T. Rowe Price Launches Multi-Token ETF as Citadel Bets Big on Crypto and Japan Rewrites Its Rules

T. Rowe Price Launches Multi-Token ETF as Citadel Bets Big on Crypto and Japan Rewrites Its Rules

Asset management giant T. Rowe Price, which oversees $1.9 trillion, has launched what it describes as the industry's first actively managed multi-token spot crypto ETF, offering investors diversified exposure across digital assets through a single regulated vehicle. The fund arrives as spot Bitcoin ETFs logged another day of net inflows on July 16, with U.S. products absorbing roughly 1,632 BTC worth approximately $105.1 million, while Ethereum ETFs added $44.19 million the same day.

In a separate deal reshaping the institutional landscape, Citadel Securities has committed $400 million to Crypto.com in the exchange's first institutional funding round, valuing the platform at $20 billion. The capital is earmarked for expansion into tokenized securities and derivatives, reinforcing the broader convergence of traditional finance and blockchain infrastructure. Bitcoin traded around $63,944 on Thursday, down roughly 1% on the day, as geopolitical tensions and a chip-sector selloff weighed on risk assets across markets.

Japan Reclassifies Crypto in Sweeping Legislative Overhaul

On the regulatory front, Japan passed a comprehensive crypto law that reclassifies Bitcoin, Ethereum, XRP, and more than 100 other cryptocurrencies as financial instruments under the Financial Instruments and Exchange Act. The legislation simultaneously creates a legal pathway for spot crypto ETFs on the Tokyo Stock Exchange by 2027, establishes insider-trading prohibitions, and sets a timeline for a flat 20% capital gains tax rate to replace the current progressive system that can reach an effective rate of approximately 55%.

The scale of Japan's potential market is significant. The country holds approximately 14 million domestic crypto accounts, and roughly 70% of those holders carry less than ¥7 million in digital assets, a retail-heavy base that regulated ETF wrappers could open to far broader participation through conventional brokerage accounts.
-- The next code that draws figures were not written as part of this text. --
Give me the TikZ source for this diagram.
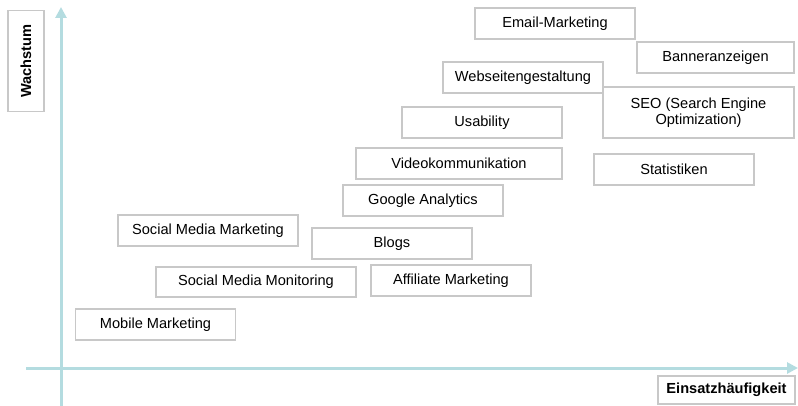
\documentclass[tikz,border=0pt]{standalone}
\usepackage{fontspec}
\setmainfont{Liberation Sans}
\usetikzlibrary{arrows.meta}

\definecolor{axisblue}{HTML}{B4DCE0}
\definecolor{boxgray}{HTML}{C8C8C8}

\tikzset{
    tool/.style={draw=boxgray, line width=1.2pt, fill=white, align=center,
        minimum width=160pt, minimum height=31pt, inner sep=2pt,
        font=\fontsize{14.6}{16}\selectfont},
    axislabel/.style={tool, font=\fontsize{14.6}{16}\selectfont\bfseries},
    axis/.style={draw=axisblue, line width=3pt,
        -{Triangle[length=11pt,width=11pt]}}
}

\begin{document}
\begin{tikzpicture}[x=1pt,y=-1pt]
    \useasboundingbox (0,0) rectangle (798,406);

    % axes
    \coordinate (ybottom) at (61,406);
    \coordinate (ytop) at (61,7);
    \coordinate (xleft) at (26,368);
    \coordinate (xright) at (798,368);
    \draw[axis] (ybottom) -- (ytop);
    \draw[axis] (xleft) -- (xright);

    % axis labels
    \node[axislabel, rotate=90, minimum width=101pt, minimum height=36pt] (wachstum) at (26,61) {Wachstum};
    \node[axislabel, minimum width=137pt, minimum height=28pt] (einsatz) at (726.5,390) {Einsatzhäufigkeit};

    % standard boxes
    \foreach \name/\x/\y/\txt in {
        email/555/23.5/Email-Marketing,
        webseite/523/77.5/Webseitengestaltung,
        usability/482/122.5/Usability,
        statistik/674/169.5/Statistiken,
        google/423/200.5/Google Analytics,
        blogs/392/243.5/Blogs,
        affiliate/451/280.5/Affiliate Marketing,
        mobile/155.5/324.5/Mobile Marketing}
    {
        \node[tool] (\name) at (\x,\y) {\txt};
    }

    % boxes of other size
    \node[tool, minimum width=157pt] (banner) at (715.5,57.5) {Banneranzeigen};
    \node[tool, minimum width=191pt, minimum height=51pt] (seo) at (698.5,112.5) {SEO (Search Engine\\Optimization)};
    \node[tool, minimum width=206pt] (video) at (459,163.5) {Videokommunikation};
    \node[tool, minimum width=180pt] (smm) at (208,230.5) {Social Media Marketing};
    \node[tool, minimum width=200pt, minimum height=30pt] (monitoring) at (256,282) {Social Media Monitoring};

\end{tikzpicture}
\end{document}
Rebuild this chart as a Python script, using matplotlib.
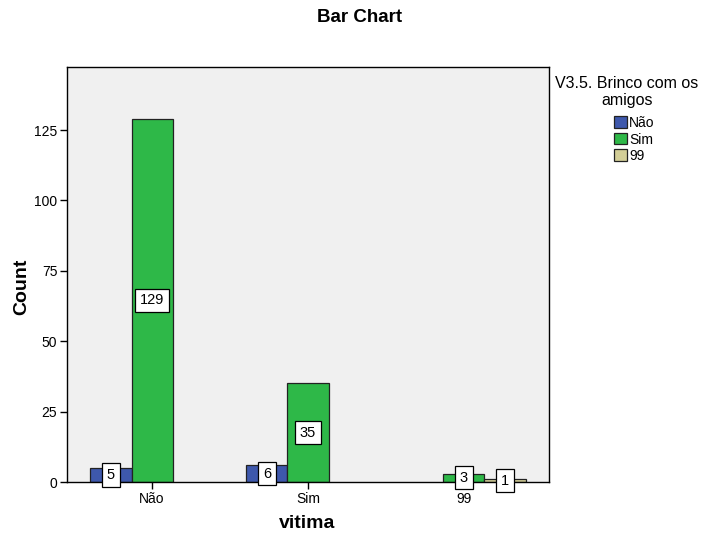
import matplotlib
matplotlib.use("Agg")
import matplotlib.pyplot as plt
import numpy as np

plt.rcParams['font.family'] = ['Liberation Sans', 'DejaVu Sans']

groups = ["Não", "Sim", "99"]
series_names = ["Não", "Sim", "99"]
# counts per series (rows) for each vitima group (columns); None = no bar
counts = {
    "Não": [5, 6, None],
    "Sim": [129, 35, 3],
    "99": [None, None, 1],
}
colors = {"Não": "#3E58AC", "Sim": "#2EB848", "99": "#D3CE97"}
yticks = [0, 25, 50, 75, 100, 125]

fig = plt.figure(figsize=(7.17, 5.33), dpi=100)
W, H = 717, 533
ax = fig.add_axes([67 / W, (H - 482) / H, (549 - 67) / W, (482 - 67) / H])
ax.set_facecolor("#F0F0F0")

x = np.arange(len(groups))
width = 0.263
offsets = [-width, 0, width]
for off, name in zip(offsets, series_names):
    for xi, v in zip(x, counts[name]):
        if v is None:
            continue
        ax.bar(xi + off, v, width=width, color=colors[name], edgecolor="#222222",
               linewidth=0.9, zorder=2)
        ax.text(xi + off, v / 2, str(v), ha="center", va="center", fontsize=10.5,
                zorder=3,
                bbox=dict(boxstyle="square,pad=0.32", facecolor="white",
                          edgecolor="black", linewidth=0.9))

ax.set_xlim(-0.545, 2.545)
ax.set_ylim(0, 147.4)
ax.set_xticks(x)
ax.set_xticklabels(groups, fontsize=10)
ax.set_yticks(yticks)
ax.set_yticklabels([str(t) for t in yticks], fontsize=10)
ax.tick_params(axis="both", length=5, width=1, color="black", pad=2)
for s in ax.spines.values():
    s.set_linewidth(1)
    s.set_color("black")

fig.text(307 / W, 1 - 524 / H, "vitima", ha="center", va="center",
         fontsize=14, fontweight="bold")
fig.text(22 / W, 1 - 287 / H, "Count", ha="center", va="center",
         fontsize=14, fontweight="bold", rotation=90)
fig.text(360 / W, 1 - 18 / H, "Bar Chart", ha="center", va="center",
         fontsize=13.5, fontweight="bold")

fig.text(627 / W, 1 - 83 / H, "V3.5. Brinco com os", ha="center", va="center",
         fontsize=11.5)
fig.text(627 / W, 1 - 100 / H, "amigos", ha="center", va="center", fontsize=11.5)

handles = [plt.Rectangle((0, 0), 1, 1, facecolor=colors[n], edgecolor="#222222",
                         linewidth=0.9) for n in series_names]
fig.legend(handles, series_names, loc="upper left",
           bbox_to_anchor=(614 / W, 1 - 116 / H), frameon=False, fontsize=10,
           handlelength=0.9, handleheight=0.9, handletextpad=0.2,
           labelspacing=0.18, borderpad=0, borderaxespad=0)

fig.savefig("out.png", dpi=100)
Analysts note that even a 1% allocation shift from Japan's approximately ¥2,000 trillion in household financial assets could represent close to $130 billion in potential inflows into eventual crypto ETF products. Back in Washington, a House Financial Services Committee field hearing on the CLARITY Act was scheduled for New York on July 17, the last realistic legislative window before the August congressional recess.